### Goal:
Without the pictures, return all of the material exactly as written.

### Available data:

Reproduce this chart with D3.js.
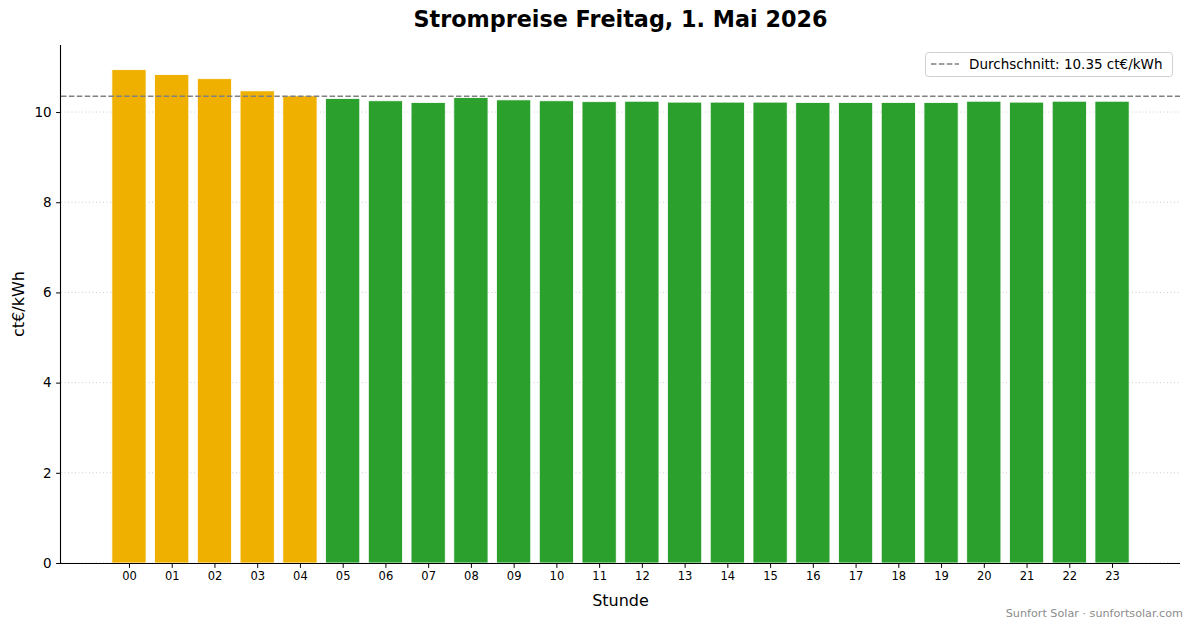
<!DOCTYPE html>
<html><head><meta charset="utf-8">
<script src="https://cdn.jsdelivr.net/npm/d3@7"></script>
<style>body{margin:0;background:#fff;}svg{display:block;font-family:"DejaVu Sans",sans-serif;}</style>
</head><body>
<svg id="c" width="1193" height="628"></svg>
<script>
const hours = ["00","01","02","03","04","05","06","07","08","09","10","11","12","13","14","15","16","17","18","19","20","21","22","23"];
const prices = [10.94,10.83,10.74,10.47,10.36,10.30,10.25,10.21,10.32,10.27,10.25,10.23,10.24,10.22,10.22,10.22,10.21,10.21,10.21,10.21,10.24,10.22,10.24,10.24];
const levels = ["hoch","hoch","hoch","hoch","hoch","normal","normal","normal","normal","normal","normal","normal","normal","normal","normal","normal","normal","normal","normal","normal","normal","normal","normal","normal"];
const average = 10.35;
const yTicks = [0,2,4,6,8,10];
const levelColors = {hoch:"#f0b000", normal:"#2ca02c"};

const svg = d3.select("#c");
const L=61, R=1180, T=45, B=563;
const n = hours.length;
const x = d3.scaleLinear().domain([-0.4-1.19, n-1+0.4+1.19]).range([L,R]);
const y = d3.scaleLinear().domain([0, d3.max(prices)*1.05]).range([B,T]);
const bw = x(0.8)-x(0);

// grid
svg.append("g").selectAll("line").data(yTicks).join("line")
  .attr("x1",L).attr("x2",R).attr("y1",d=>y(d)).attr("y2",d=>y(d))
  .attr("stroke","#c8c8c8").attr("stroke-width",0.9).attr("stroke-dasharray","1,2.5");

// bars
svg.append("g").selectAll("rect").data(prices).join("rect")
  .attr("x",(d,i)=>x(i)-bw/2).attr("width",bw)
  .attr("y",d=>y(d)).attr("height",d=>B-y(d))
  .attr("fill",(d,i)=>levelColors[levels[i]])
  .attr("stroke","#ffffff").attr("stroke-width",0.8);

// average line
svg.append("line").attr("x1",L).attr("x2",R).attr("y1",y(average)).attr("y2",y(average))
  .attr("stroke","#808080").attr("stroke-width",1.5).attr("stroke-dasharray","5.5,2.4");

// axes
const xAxis = d3.axisBottom(x).tickValues(d3.range(n)).tickFormat(i=>hours[i]).tickSize(4.9).tickPadding(4);
const gx = svg.append("g").attr("transform",`translate(0,${B})`).call(xAxis);
gx.select(".domain").remove();
gx.selectAll("text").attr("font-size","11.5px").attr("fill","#000").attr("font-family","DejaVu Sans");
gx.selectAll(".tick line").attr("stroke","#000").attr("stroke-width",1);

const yAxis = d3.axisLeft(y).tickValues(yTicks).tickSize(4.9).tickPadding(4.5);
const gy = svg.append("g").attr("transform",`translate(${L},0)`).call(yAxis);
gy.select(".domain").remove();
gy.selectAll("text").attr("font-size","13.5px").attr("fill","#000").attr("font-family","DejaVu Sans");
gy.selectAll(".tick line").attr("stroke","#000").attr("stroke-width",1);

// spines
svg.append("line").attr("x1",L-0.5).attr("x2",R).attr("y1",B+0.5).attr("y2",B+0.5).attr("stroke","#000").attr("stroke-width",1.1);
svg.append("line").attr("x1",L-0.5).attr("x2",L-0.5).attr("y1",T).attr("y2",B+0.5).attr("stroke","#000").attr("stroke-width",1.1);

// title & labels
svg.append("text").attr("x",(L+R)/2).attr("y",27).attr("text-anchor","middle")
  .attr("font-size","22.3px").attr("font-weight","bold").text("Strompreise Freitag, 1. Mai 2026");
svg.append("text").attr("x",(L+R)/2).attr("y",606).attr("text-anchor","middle")
  .attr("font-size","16px").text("Stunde");
svg.append("text").attr("transform",`translate(24,${(T+B)/2}) rotate(-90)`).attr("text-anchor","middle")
  .attr("font-size","16px").text("ct€/kWh");

// legend
const lg = svg.append("g");
lg.append("rect").attr("x",925.5).attr("y",52.5).attr("width",247).attr("height",24).attr("rx",3)
  .attr("fill","#fff").attr("stroke","#d0d0d0").attr("stroke-width",1);
lg.append("line").attr("x1",931).attr("x2",959).attr("y1",64).attr("y2",64)
  .attr("stroke","#808080").attr("stroke-width",1.5).attr("stroke-dasharray","5.5,2.4");
lg.append("text").attr("x",969).attr("y",69).attr("font-size","13.5px")
  .text(`Durchschnitt: ${average.toFixed(2)} ct€/kWh`);

// footer
svg.append("text").attr("x",1183).attr("y",617).attr("text-anchor","end")
  .attr("font-size","11.2px").attr("fill","#8c8c8c").text("Sunfort Solar · sunfortsolar.com");
</script>
</body></html>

### Solved exercise:
Reproduce this chart with D3.js.
<!DOCTYPE html>
<html><head><meta charset="utf-8">
<script src="https://cdn.jsdelivr.net/npm/d3@7"></script>
<style>body{margin:0;background:#fff;}svg{display:block;font-family:"DejaVu Sans",sans-serif;}</style>
</head><body>
<svg id="c" width="1193" height="628"></svg>
<script>
const hours = ["00","01","02","03","04","05","06","07","08","09","10","11","12","13","14","15","16","17","18","19","20","21","22","23"];
const prices = [10.94,10.83,10.74,10.47,10.36,10.30,10.25,10.21,10.32,10.27,10.25,10.23,10.24,10.22,10.22,10.22,10.21,10.21,10.21,10.21,10.24,10.22,10.24,10.24];
const levels = ["hoch","hoch","hoch","hoch","hoch","normal","normal","normal","normal","normal","normal","normal","normal","normal","normal","normal","normal","normal","normal","normal","normal","normal","normal","normal"];
const average = 10.35;
const yTicks = [0,2,4,6,8,10];
const levelColors = {hoch:"#f0b000", normal:"#2ca02c"};

const svg = d3.select("#c");
const L=61, R=1180, T=45, B=563;
const n = hours.length;
const x = d3.scaleLinear().domain([-0.4-1.19, n-1+0.4+1.19]).range([L,R]);
const y = d3.scaleLinear().domain([0, d3.max(prices)*1.05]).range([B,T]);
const bw = x(0.8)-x(0);

// grid
svg.append("g").selectAll("line").data(yTicks).join("line")
  .attr("x1",L).attr("x2",R).attr("y1",d=>y(d)).attr("y2",d=>y(d))
  .attr("stroke","#c8c8c8").attr("stroke-width",0.9).attr("stroke-dasharray","1,2.5");

// bars
svg.append("g").selectAll("rect").data(prices).join("rect")
  .attr("x",(d,i)=>x(i)-bw/2).attr("width",bw)
  .attr("y",d=>y(d)).attr("height",d=>B-y(d))
  .attr("fill",(d,i)=>levelColors[levels[i]])
  .attr("stroke","#ffffff").attr("stroke-width",0.8);

// average line
svg.append("line").attr("x1",L).attr("x2",R).attr("y1",y(average)).attr("y2",y(average))
  .attr("stroke","#808080").attr("stroke-width",1.5).attr("stroke-dasharray","5.5,2.4");

// axes
const xAxis = d3.axisBottom(x).tickValues(d3.range(n)).tickFormat(i=>hours[i]).tickSize(4.9).tickPadding(4);
const gx = svg.append("g").attr("transform",`translate(0,${B})`).call(xAxis);
gx.select(".domain").remove();
gx.selectAll("text").attr("font-size","11.5px").attr("fill","#000").attr("font-family","DejaVu Sans");
gx.selectAll(".tick line").attr("stroke","#000").attr("stroke-width",1);

const yAxis = d3.axisLeft(y).tickValues(yTicks).tickSize(4.9).tickPadding(4.5);
const gy = svg.append("g").attr("transform",`translate(${L},0)`).call(yAxis);
gy.select(".domain").remove();
gy.selectAll("text").attr("font-size","13.5px").attr("fill","#000").attr("font-family","DejaVu Sans");
gy.selectAll(".tick line").attr("stroke","#000").attr("stroke-width",1);

// spines
svg.append("line").attr("x1",L-0.5).attr("x2",R).attr("y1",B+0.5).attr("y2",B+0.5).attr("stroke","#000").attr("stroke-width",1.1);
svg.append("line").attr("x1",L-0.5).attr("x2",L-0.5).attr("y1",T).attr("y2",B+0.5).attr("stroke","#000").attr("stroke-width",1.1);

// title & labels
svg.append("text").attr("x",(L+R)/2).attr("y",27).attr("text-anchor","middle")
  .attr("font-size","22.3px").attr("font-weight","bold").text("Strompreise Freitag, 1. Mai 2026");
svg.append("text").attr("x",(L+R)/2).attr("y",606).attr("text-anchor","middle")
  .attr("font-size","16px").text("Stunde");
svg.append("text").attr("transform",`translate(24,${(T+B)/2}) rotate(-90)`).attr("text-anchor","middle")
  .attr("font-size","16px").text("ct€/kWh");

// legend
const lg = svg.append("g");
lg.append("rect").attr("x",925.5).attr("y",52.5).attr("width",247).attr("height",24).attr("rx",3)
  .attr("fill","#fff").attr("stroke","#d0d0d0").attr("stroke-width",1);
lg.append("line").attr("x1",931).attr("x2",959).attr("y1",64).attr("y2",64)
  .attr("stroke","#808080").attr("stroke-width",1.5).attr("stroke-dasharray","5.5,2.4");
lg.append("text").attr("x",969).attr("y",69).attr("font-size","13.5px")
  .text(`Durchschnitt: ${average.toFixed(2)} ct€/kWh`);

// footer
svg.append("text").attr("x",1183).attr("y",617).attr("text-anchor","end")
  .attr("font-size","11.2px").attr("fill","#8c8c8c").text("Sunfort Solar · sunfortsolar.com");
</script>
</body></html>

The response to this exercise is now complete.